What to produce: Retype every line from the start of the data down to and including the line with "0.419, 0.396, 0.388]". Skip the pictures.

Dataset content:
[BEGIN]

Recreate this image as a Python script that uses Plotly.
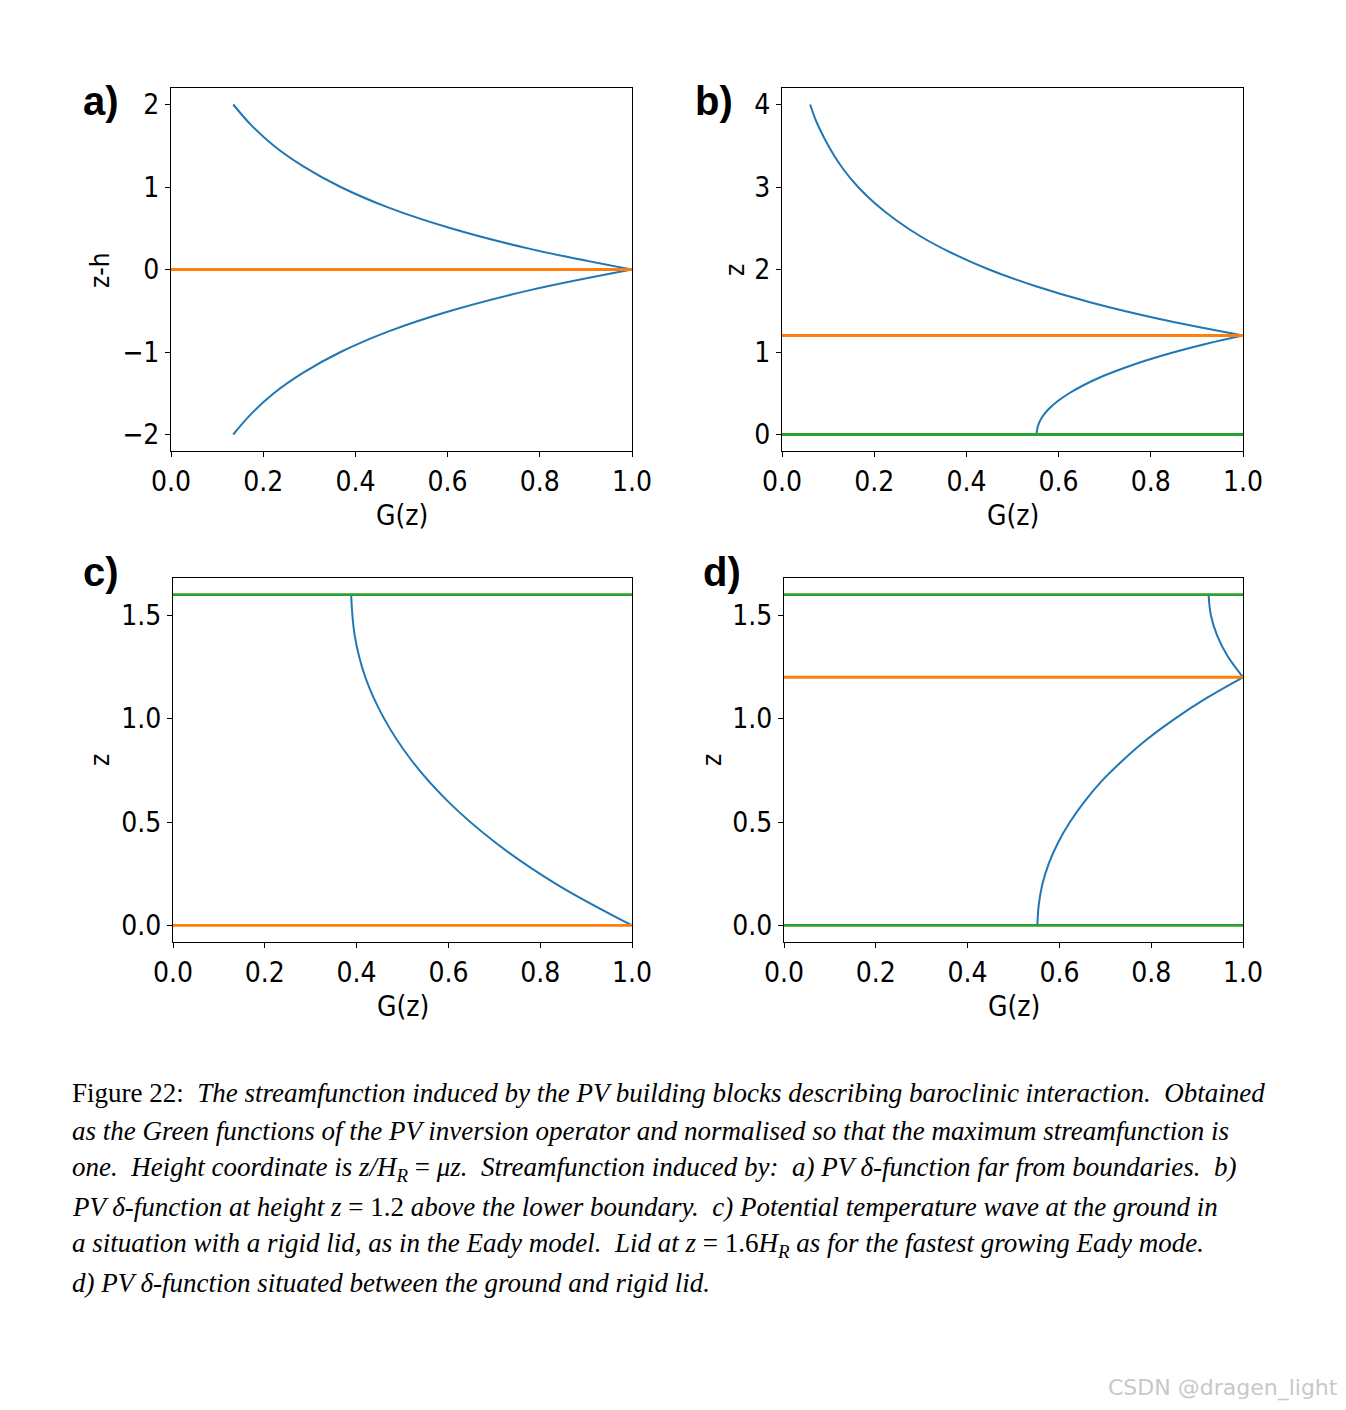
import plotly.graph_objects as go

W, H = 1346, 1410
OFF = 8  # page body margin in the browser

# ---------------- data ----------------
a_z_upper = [0.0, 0.25, 0.5, 0.75, 1.0, 1.25, 1.5, 1.75, 2.0]
a_G_upper = [1.0, 0.779, 0.607, 0.472, 0.368, 0.287, 0.223, 0.174, 0.135]
a_z_lower = [0.0, -0.25, -0.5, -0.75, -1.0, -1.25, -1.5, -1.75, -2.0]
a_G_lower = [1.0, 0.779, 0.607, 0.472, 0.368, 0.287, 0.223, 0.174, 0.135]

b_z_upper = [1.2, 1.4, 1.6, 1.8, 2.0, 2.2, 2.4, 2.6, 2.8, 3.0, 3.2, 3.4, 3.6, 3.8, 4.0]
b_G_upper = [1.0, 0.819, 0.670, 0.549, 0.449, 0.368, 0.301, 0.247, 0.202, 0.165, 0.135, 0.111, 0.091, 0.074, 0.061]
b_z_lower = [0.0, 0.1, 0.2, 0.3, 0.4, 0.5, 0.6, 0.7, 0.8, 0.9, 1.0, 1.1, 1.2]
b_G_lower = [0.552, 0.555, 0.563, 0.577, 0.597, 0.623, 0.655, 0.693, 0.739, 0.791, 0.852, 0.921, 1.0]

c_z = [0.0, 0.2, 0.4, 0.6, 0.8, 1.0, 1.2, 1.4, 1.6]
c_G = [1.0, 0.835, 0.703, 0.599, 0.519, 0.460, 0.419, 0.396, 0.388]

d_z_lower = [0.0, 0.1, 0.2, 0.3, 0.4, 0.5, 0.6, 0.7, 0.8, 0.9, 1.0, 1.1, 1.2]
d_G_lower = [0.552, 0.555, 0.563, 0.577, 0.597, 0.623, 0.655, 0.693, 0.739, 0.791, 0.852, 0.921, 1.0]
d_z_upper = [1.2, 1.3, 1.4, 1.5, 1.6]
d_G_upper = [1.0, 0.967, 0.944, 0.930, 0.925]

# horizontal reference levels (orange = PV / source, green = boundaries)
a_orange = [0.0]
a_green = []
b_orange = [1.2]
b_green = [0.0]
c_orange = [0.0]
c_green = [1.6]
d_orange = [1.2]
d_green = [0.0, 1.6]

x_ticks = [0.0, 0.2, 0.4, 0.6, 0.8, 1.0]
a_yticks = [-2, -1, 0, 1, 2]
b_yticks = [0, 1, 2, 3, 4]
cd_yticks = [0.0, 0.5, 1.0, 1.5]

panel_labels = ["a)", "b)", "c)", "d)"]
y_titles = ["z-h", "z", "z", "z"]
x_title = "G(z)"

caption_lines = [
    "Figure 22:  <i>The streamfunction induced by the PV building blocks describing baroclinic interaction.  Obtained</i>",
    "<i>as the Green functions of the PV inversion operator and normalised so that the maximum streamfunction is</i>",
    "<i>one.  Height coordinate is z/H<sub>R</sub></i> = <i>μz.  Streamfunction induced by:  a) PV δ-function far from boundaries.  b)</i>",
    "<i>PV δ-function at height z</i> = 1.2 <i>above the lower boundary.  c) Potential temperature wave at the ground in</i>",
    "<i>a situation with a rigid lid, as in the Eady model.  Lid at z</i> = 1.6<i>H<sub>R</sub> as for the fastest growing Eady mode.</i>",
    "<i>d) PV δ-function situated between the ground and rigid lid.</i>",
]
watermark = "CSDN @dragen_light"

BLUE, ORANGE, GREEN = "#1f77b4", "#ff7f0e", "#2ca02c"

def px(x):
    return (x - OFF) / W

def py(y):
    return 1 - (y - OFF) / H

# ---------------- layout geometry (pixels in the page) ----------------
boxes = {  # x0, x1, ytop, ybottom
    1: (171, 632, 88, 451),
    2: (782, 1243, 88, 451),
    3: (173, 632, 578, 942),
    4: (784, 1243, 578, 942),
}
yranges = {1: [-2.2, 2.2], 2: [-0.2, 4.2], 3: [-0.08, 1.68], 4: [-0.08, 1.68]}
yticks = {1: a_yticks, 2: b_yticks, 3: cd_yticks, 4: cd_yticks}

fig = go.Figure()

def add_curve(k, G, z):
    ax = "" if k == 1 else str(k)
    fig.add_trace(go.Scatter(x=G, y=z, mode="lines", xaxis="x" + ax, yaxis="y" + ax,
                             line=dict(color=BLUE, width=2.0, shape="spline", smoothing=1.0),
                             showlegend=False, hoverinfo="skip"))

def add_level(k, lvl, color):
    ax = "" if k == 1 else str(k)
    fig.add_trace(go.Scatter(x=[0, 1], y=[lvl, lvl], mode="lines", xaxis="x" + ax, yaxis="y" + ax,
                             line=dict(color=color, width=2.8), showlegend=False, hoverinfo="skip"))

add_curve(1, a_G_upper, a_z_upper)
add_curve(1, a_G_lower, a_z_lower)
for v in a_orange: add_level(1, v, ORANGE)
for v in a_green: add_level(1, v, GREEN)

add_curve(2, b_G_upper, b_z_upper)
add_curve(2, b_G_lower, b_z_lower)
for v in b_orange: add_level(2, v, ORANGE)
for v in b_green: add_level(2, v, GREEN)

add_curve(3, c_G, c_z)
for v in c_orange: add_level(3, v, ORANGE)
for v in c_green: add_level(3, v, GREEN)

add_curve(4, d_G_lower, d_z_lower)
add_curve(4, d_G_upper, d_z_upper)
for v in d_orange: add_level(4, v, ORANGE)
for v in d_green: add_level(4, v, GREEN)

tickfont = dict(family="DejaVu Sans Condensed, DejaVu Sans", size=28, color="black")
layout = dict(width=W, height=H, margin=dict(l=0, r=0, t=0, b=0, autoexpand=False),
              paper_bgcolor="white", plot_bgcolor="white", showlegend=False)

annotations = []
for k, (x0, x1, yt, yb) in boxes.items():
    ax = "" if k == 1 else str(k)
    layout["xaxis" + ax] = dict(domain=[px(x0), px(x1)], range=[0, 1], anchor="y" + ax,
                                automargin=False,
                                tickmode="array", tickvals=x_ticks,
                                ticktext=[f"{v:.1f}" for v in x_ticks],
                                ticks="outside", ticklen=5, tickwidth=1, tickcolor="black",
                                showline=True, linecolor="black", linewidth=1, mirror=True,
                                showgrid=False, zeroline=False, tickfont=tickfont)
    ytv = yticks[k]
    ytt = [(f"{v:.1f}" if k >= 3 else f"{v:d}").replace("-", "\u2212") for v in ytv]
    layout["yaxis" + ax] = dict(domain=[py(yb), py(yt)], range=yranges[k], anchor="x" + ax,
                                automargin=False,
                                tickmode="array", tickvals=ytv, ticktext=ytt,
                                ticks="outside", ticklen=5, tickwidth=1, tickcolor="black",
                                showline=True, linecolor="black", linewidth=1, mirror=True,
                                showgrid=False, zeroline=False, tickfont=tickfont)
    annotations.append(dict(text=x_title, x=px((x0 + x1) / 2), y=py(yb + 64),
                            xref="paper", yref="paper", showarrow=False,
                            xanchor="center", yanchor="middle",
                            font=dict(family="DejaVu Sans Condensed, DejaVu Sans", size=28, color="black")))

# y titles
ytitle_pos = {1: (100, 270), 2: (735, 270), 3: (100, 760), 4: (712, 760)}
for k, (x, y) in ytitle_pos.items():
    annotations.append(dict(text=y_titles[k - 1], x=px(x), y=py(y), xref="paper", yref="paper",
                            showarrow=False, textangle=-90, xanchor="center", yanchor="middle",
                            font=dict(family="DejaVu Sans Condensed, DejaVu Sans", size=26, color="black")))

# panel labels
label_pos = {1: (101, 101), 2: (714, 101), 3: (101, 572), 4: (722, 572)}
for k, (x, y) in label_pos.items():
    annotations.append(dict(text="<b>" + panel_labels[k - 1] + "</b>", x=px(x), y=py(y),
                            xref="paper", yref="paper", showarrow=False,
                            xanchor="center", yanchor="middle",
                            font=dict(family="Liberation Sans", size=40, color="black")))

# caption
for i, line in enumerate(caption_lines):
    annotations.append(dict(text=line, x=px(70), y=py(1093 + 38 * i), xref="paper", yref="paper",
                            showarrow=False, xanchor="left", yanchor="middle", align="left",
                            font=dict(family="Liberation Serif", size=27, color="black")))

annotations.append(dict(text=watermark, x=px(1340), y=py(1388), xref="paper", yref="paper",
                        showarrow=False, xanchor="right", yanchor="middle",
                        font=dict(family="DejaVu Sans", size=22, color="#c8c8c8")))

layout["annotations"] = annotations
fig.update_layout(**layout)
fig.write_html("out.html")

[END]

Finished exercise:
Recreate this image as a Python script that uses Plotly.
import plotly.graph_objects as go

W, H = 1346, 1410
OFF = 8  # page body margin in the browser

# ---------------- data ----------------
a_z_upper = [0.0, 0.25, 0.5, 0.75, 1.0, 1.25, 1.5, 1.75, 2.0]
a_G_upper = [1.0, 0.779, 0.607, 0.472, 0.368, 0.287, 0.223, 0.174, 0.135]
a_z_lower = [0.0, -0.25, -0.5, -0.75, -1.0, -1.25, -1.5, -1.75, -2.0]
a_G_lower = [1.0, 0.779, 0.607, 0.472, 0.368, 0.287, 0.223, 0.174, 0.135]

b_z_upper = [1.2, 1.4, 1.6, 1.8, 2.0, 2.2, 2.4, 2.6, 2.8, 3.0, 3.2, 3.4, 3.6, 3.8, 4.0]
b_G_upper = [1.0, 0.819, 0.670, 0.549, 0.449, 0.368, 0.301, 0.247, 0.202, 0.165, 0.135, 0.111, 0.091, 0.074, 0.061]
b_z_lower = [0.0, 0.1, 0.2, 0.3, 0.4, 0.5, 0.6, 0.7, 0.8, 0.9, 1.0, 1.1, 1.2]
b_G_lower = [0.552, 0.555, 0.563, 0.577, 0.597, 0.623, 0.655, 0.693, 0.739, 0.791, 0.852, 0.921, 1.0]

c_z = [0.0, 0.2, 0.4, 0.6, 0.8, 1.0, 1.2, 1.4, 1.6]
c_G = [1.0, 0.835, 0.703, 0.599, 0.519, 0.460, 0.419, 0.396, 0.388]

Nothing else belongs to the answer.